» **WORK REQUIRED**
Repeat the listing that follows, character for character, minus the pictures.

» **DATA EXCERPT**
>>>

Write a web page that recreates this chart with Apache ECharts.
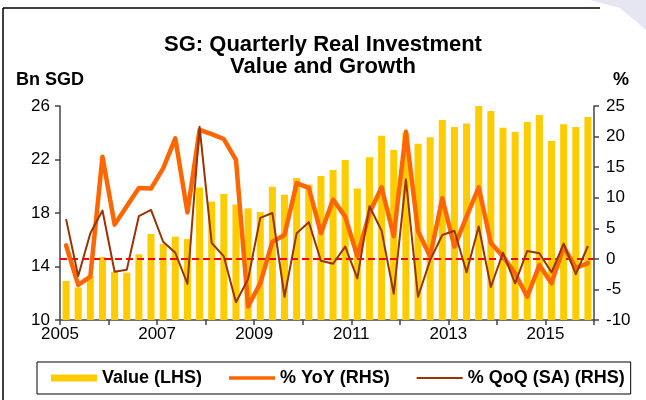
<!DOCTYPE html>
<html>
<head>
<meta charset="utf-8">
<script src="https://cdn.jsdelivr.net/npm/echarts@6/dist/echarts.min.js"></script>
<style>
  html, body { margin: 0; padding: 0; background: #fff; }
  #chart { width: 646px; height: 400px; }
</style>
</head>
<body>
<div id="chart"></div>
<script>
// quarterly, 2005Q1 .. 2015Q4
const years = [2005, 2006, 2007, 2008, 2009, 2010, 2011, 2012, 2013, 2014, 2015];
const quarters = [];
years.forEach(y => { for (let q = 1; q <= 4; q++) quarters.push(y + 'Q' + q); });

// Bn SGD (LHS)
const investValue = [12.92, 12.44, 13.29, 14.71, 13.61, 13.54, 14.91, 16.43, 15.68, 16.23, 16.06,
  19.9, 18.85, 19.42, 18.63, 18.35, 18.07, 19.97, 19.37, 20.62, 20.14, 20.77,
  21.21, 21.96, 19.84, 22.16, 23.78, 22.71, 23.98, 23.18, 23.66, 24.95, 24.43,
  24.69, 26.0, 25.63, 24.38, 24.06, 24.8, 25.33, 23.38, 24.63, 24.43, 25.18];

// % (RHS)
const yoy = [2.2, -4.25, -2.9, 16.7, 5.6, 8.6, 11.6, 11.5, 14.8, 19.7, 7.6,
  21.1, 20.4, 19.6, 16.2, -7.8, -4.0, 2.8, 3.9, 12.4, 11.6, 4.2,
  9.7, 6.9, 0.4, 7.5, 11.7, 3.7, 20.8, 4.5, 0.4, 9.9, 2.0,
  6.9, 11.7, 2.6, 0.4, -2.4, -6.2, -1.0, -4.0, 2.0, -1.5, -0.7];

const qoq = [6.5, -2.8, 4.2, 7.9, -2.1, -1.8, 7.0, 8.0, 2.8, 1.0, -4.1,
  21.6, 2.6, 0.4, -7.1, -3.3, 6.7, 7.5, -6.2, 4.2, 6.0, -0.3,
  -0.8, 2.0, -3.2, 8.6, 4.6, -5.7, 13.0, -6.2, -0.2, 3.9, 4.6,
  -2.2, 5.3, -4.6, 1.0, -4.0, 1.3, 0.9, -2.2, 2.5, -2.5, 2.1];

const font = 'Arial, "Liberation Sans", sans-serif';
const axisColor = '#444';

const chart = echarts.init(document.getElementById('chart'));

chart.setOption({
  animation: false,
  backgroundColor: '#fff',
  textStyle: { fontFamily: font },
  title: {
    text: 'SG: Quarterly Real Investment\nValue and Growth',
    left: 'center',
    top: 29,
    textStyle: { fontSize: 22, fontWeight: 'bold', color: '#000', lineHeight: 22, fontFamily: font }
  },
  graphic: [
    { type: 'line', shape: { x1: 3, y1: 8, x2: 600, y2: 8 }, style: { stroke: '#000', lineWidth: 1.5 } },
    { type: 'line', shape: { x1: 3, y1: 8, x2: 3, y2: 400 }, style: { stroke: '#000', lineWidth: 1.5 } },
    { type: 'polygon', shape: { points: [[590, 0], [646, 0], [646, 30], [620, 8]] }, style: { fill: '#e6e6f2' } },
    { type: 'text', left: 16, top: 71, style: { text: 'Bn SGD', font: 'bold 18px ' + font, fill: '#000' } },
    { type: 'text', left: 613, top: 71, style: { text: '%', font: 'bold 18px ' + font, fill: '#000' } }
  ],
  legend: {
    left: 37,
    top: 362,
    padding: [7, 6, 7, 14],
    itemGap: 27,
    itemWidth: 46,
    itemHeight: 7,
    borderColor: '#000',
    borderWidth: 1,
    textStyle: { fontSize: 18, fontWeight: 'bold', color: '#000', fontFamily: font },
    data: [
      { name: 'Value (LHS)', icon: 'rect' },
      { name: '% YoY (RHS)', icon: 'path://M0,0H46V3.5H0Z', symbolKeepAspect: true },
      { name: '% QoQ (SA) (RHS)', icon: 'path://M0,0H44V2H0Z', symbolKeepAspect: true }
    ]
  },
  grid: { left: 60, right: 52, top: 106, bottom: 80 },
  xAxis: [
    {
      type: 'category',
      data: quarters,
      show: false,
      boundaryGap: true
    },
    {
      type: 'value',
      min: 0,
      max: 44,
      interval: 4,
      position: 'bottom',
      axisLine: { show: true, lineStyle: { color: axisColor, width: 1.5 } },
      axisTick: { show: true, inside: false, length: 5, lineStyle: { color: axisColor, width: 1.5 } },
      splitLine: { show: false },
      axisLabel: {
        fontSize: 17, color: '#000', margin: 6,
        formatter: v => (v % 8 === 0 ? String(2005 + v / 4) : '')
      }
    }
  ],
  yAxis: [
    {
      type: 'value',
      min: 10,
      max: 26,
      interval: 4,
      axisLine: { show: true, lineStyle: { color: axisColor, width: 1.5 } },
      axisTick: { show: true, inside: false, length: 5, lineStyle: { color: axisColor, width: 1.5 } },
      splitLine: { show: false },
      axisLabel: { fontSize: 17, color: '#000', margin: 10 }
    },
    {
      type: 'value',
      min: -10,
      max: 25,
      interval: 5,
      position: 'right',
      axisLine: { show: true, lineStyle: { color: axisColor, width: 1.5 } },
      axisTick: { show: true, inside: false, length: 5, lineStyle: { color: axisColor, width: 1.5 } },
      splitLine: { show: false },
      axisLabel: { fontSize: 17, color: '#000', margin: 12 }
    }
  ],
  series: [
    {
      name: 'Value (LHS)',
      type: 'bar',
      xAxisIndex: 0,
      yAxisIndex: 0,
      data: investValue,
      barWidth: '58%',
      itemStyle: { color: '#FFCC00' },
      z: 1
    },
    {
      name: '% YoY (RHS)',
      type: 'line',
      xAxisIndex: 0,
      yAxisIndex: 1,
      data: yoy,
      symbol: 'none',
      lineStyle: { color: '#FF6600', width: 4.5, join: 'round', cap: 'round' },
      itemStyle: { color: '#FF6600' },
      z: 3,
      markLine: {
        silent: true,
        symbol: ['none', 'none'],
        label: { show: false },
        lineStyle: { color: '#FF0000', type: [7, 4], width: 2 },
        data: [{ yAxis: 0 }],
        z: 2
      }
    },
    {
      name: '% QoQ (SA) (RHS)',
      type: 'line',
      xAxisIndex: 0,
      yAxisIndex: 1,
      data: qoq,
      symbol: 'none',
      lineStyle: { color: '#993300', width: 2, join: 'round' },
      itemStyle: { color: '#993300' },
      z: 4
    }
  ]
});
</script>
</body>
</html>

<<<

» **WORKED ANSWER**
Write a web page that recreates this chart with Apache ECharts.
<!DOCTYPE html>
<html>
<head>
<meta charset="utf-8">
<script src="https://cdn.jsdelivr.net/npm/echarts@6/dist/echarts.min.js"></script>
<style>
  html, body { margin: 0; padding: 0; background: #fff; }
  #chart { width: 646px; height: 400px; }
</style>
</head>
<body>
<div id="chart"></div>
<script>
// quarterly, 2005Q1 .. 2015Q4
const years = [2005, 2006, 2007, 2008, 2009, 2010, 2011, 2012, 2013, 2014, 2015];
const quarters = [];
years.forEach(y => { for (let q = 1; q <= 4; q++) quarters.push(y + 'Q' + q); });

// Bn SGD (LHS)
const investValue = [12.92, 12.44, 13.29, 14.71, 13.61, 13.54, 14.91, 16.43, 15.68, 16.23, 16.06,
  19.9, 18.85, 19.42, 18.63, 18.35, 18.07, 19.97, 19.37, 20.62, 20.14, 20.77,
  21.21, 21.96, 19.84, 22.16, 23.78, 22.71, 23.98, 23.18, 23.66, 24.95, 24.43,
  24.69, 26.0, 25.63, 24.38, 24.06, 24.8, 25.33, 23.38, 24.63, 24.43, 25.18];

// % (RHS)
const yoy = [2.2, -4.25, -2.9, 16.7, 5.6, 8.6, 11.6, 11.5, 14.8, 19.7, 7.6,
  21.1, 20.4, 19.6, 16.2, -7.8, -4.0, 2.8, 3.9, 12.4, 11.6, 4.2,
  9.7, 6.9, 0.4, 7.5, 11.7, 3.7, 20.8, 4.5, 0.4, 9.9, 2.0,
  6.9, 11.7, 2.6, 0.4, -2.4, -6.2, -1.0, -4.0, 2.0, -1.5, -0.7];

const qoq = [6.5, -2.8, 4.2, 7.9, -2.1, -1.8, 7.0, 8.0, 2.8, 1.0, -4.1,
  21.6, 2.6, 0.4, -7.1, -3.3, 6.7, 7.5, -6.2, 4.2, 6.0, -0.3,
  -0.8, 2.0, -3.2, 8.6, 4.6, -5.7, 13.0, -6.2, -0.2, 3.9, 4.6,
  -2.2, 5.3, -4.6, 1.0, -4.0, 1.3, 0.9, -2.2, 2.5, -2.5, 2.1];

const font = 'Arial, "Liberation Sans", sans-serif';
const axisColor = '#444';

const chart = echarts.init(document.getElementById('chart'));

chart.setOption({
  animation: false,
  backgroundColor: '#fff',
  textStyle: { fontFamily: font },
  title: {
    text: 'SG: Quarterly Real Investment\nValue and Growth',
    left: 'center',
    top: 29,
    textStyle: { fontSize: 22, fontWeight: 'bold', color: '#000', lineHeight: 22, fontFamily: font }
  },
  graphic: [
    { type: 'line', shape: { x1: 3, y1: 8, x2: 600, y2: 8 }, style: { stroke: '#000', lineWidth: 1.5 } },
    { type: 'line', shape: { x1: 3, y1: 8, x2: 3, y2: 400 }, style: { stroke: '#000', lineWidth: 1.5 } },
    { type: 'polygon', shape: { points: [[590, 0], [646, 0], [646, 30], [620, 8]] }, style: { fill: '#e6e6f2' } },
    { type: 'text', left: 16, top: 71, style: { text: 'Bn SGD', font: 'bold 18px ' + font, fill: '#000' } },
    { type: 'text', left: 613, top: 71, style: { text: '%', font: 'bold 18px ' + font, fill: '#000' } }
  ],
  legend: {
    left: 37,
    top: 362,
    padding: [7, 6, 7, 14],
    itemGap: 27,
    itemWidth: 46,
    itemHeight: 7,
    borderColor: '#000',
    borderWidth: 1,
    textStyle: { fontSize: 18, fontWeight: 'bold', color: '#000', fontFamily: font },
    data: [
      { name: 'Value (LHS)', icon: 'rect' },
      { name: '% YoY (RHS)', icon: 'path://M0,0H46V3.5H0Z', symbolKeepAspect: true },
      { name: '% QoQ (SA) (RHS)', icon: 'path://M0,0H44V2H0Z', symbolKeepAspect: true }
    ]
  },
  grid: { left: 60, right: 52, top: 106, bottom: 80 },
  xAxis: [
    {
      type: 'category',
      data: quarters,
      show: false,
      boundaryGap: true
    },
    {
      type: 'value',
      min: 0,
      max: 44,
      interval: 4,
      position: 'bottom',
      axisLine: { show: true, lineStyle: { color: axisColor, width: 1.5 } },
      axisTick: { show: true, inside: false, length: 5, lineStyle: { color: axisColor, width: 1.5 } },
      splitLine: { show: false },
      axisLabel: {
        fontSize: 17, color: '#000', margin: 6,
        formatter: v => (v % 8 === 0 ? String(2005 + v / 4) : '')
      }
    }
  ],
  yAxis: [
    {
      type: 'value',
      min: 10,
      max: 26,
      interval: 4,
      axisLine: { show: true, lineStyle: { color: axisColor, width: 1.5 } },
      axisTick: { show: true, inside: false, length: 5, lineStyle: { color: axisColor, width: 1.5 } },
      splitLine: { show: false },
      axisLabel: { fontSize: 17, color: '#000', margin: 10 }
    },
    {
      type: 'value',
      min: -10,
      max: 25,
      interval: 5,
      position: 'right',
      axisLine: { show: true, lineStyle: { color: axisColor, width: 1.5 } },
      axisTick: { show: true, inside: false, length: 5, lineStyle: { color: axisColor, width: 1.5 } },
      splitLine: { show: false },
      axisLabel: { fontSize: 17, color: '#000', margin: 12 }
    }
  ],
  series: [
    {
      name: 'Value (LHS)',
      type: 'bar',
      xAxisIndex: 0,
      yAxisIndex: 0,
      data: investValue,
      barWidth: '58%',
      itemStyle: { color: '#FFCC00' },
      z: 1
    },
    {
      name: '% YoY (RHS)',
      type: 'line',
      xAxisIndex: 0,
      yAxisIndex: 1,
      data: yoy,
      symbol: 'none',
      lineStyle: { color: '#FF6600', width: 4.5, join: 'round', cap: 'round' },
      itemStyle: { color: '#FF6600' },
      z: 3,
      markLine: {
        silent: true,
        symbol: ['none', 'none'],
        label: { show: false },
        lineStyle: { color: '#FF0000', type: [7, 4], width: 2 },
        data: [{ yAxis: 0 }],
        z: 2
      }
    },
    {
      name: '% QoQ (SA) (RHS)',
      type: 'line',
      xAxisIndex: 0,
      yAxisIndex: 1,
      data: qoq,
      symbol: 'none',
      lineStyle: { color: '#993300', width: 2, join: 'round' },
      itemStyle: { color: '#993300' },
      z: 4
    }
  ]
});
</script>
</body>
</html>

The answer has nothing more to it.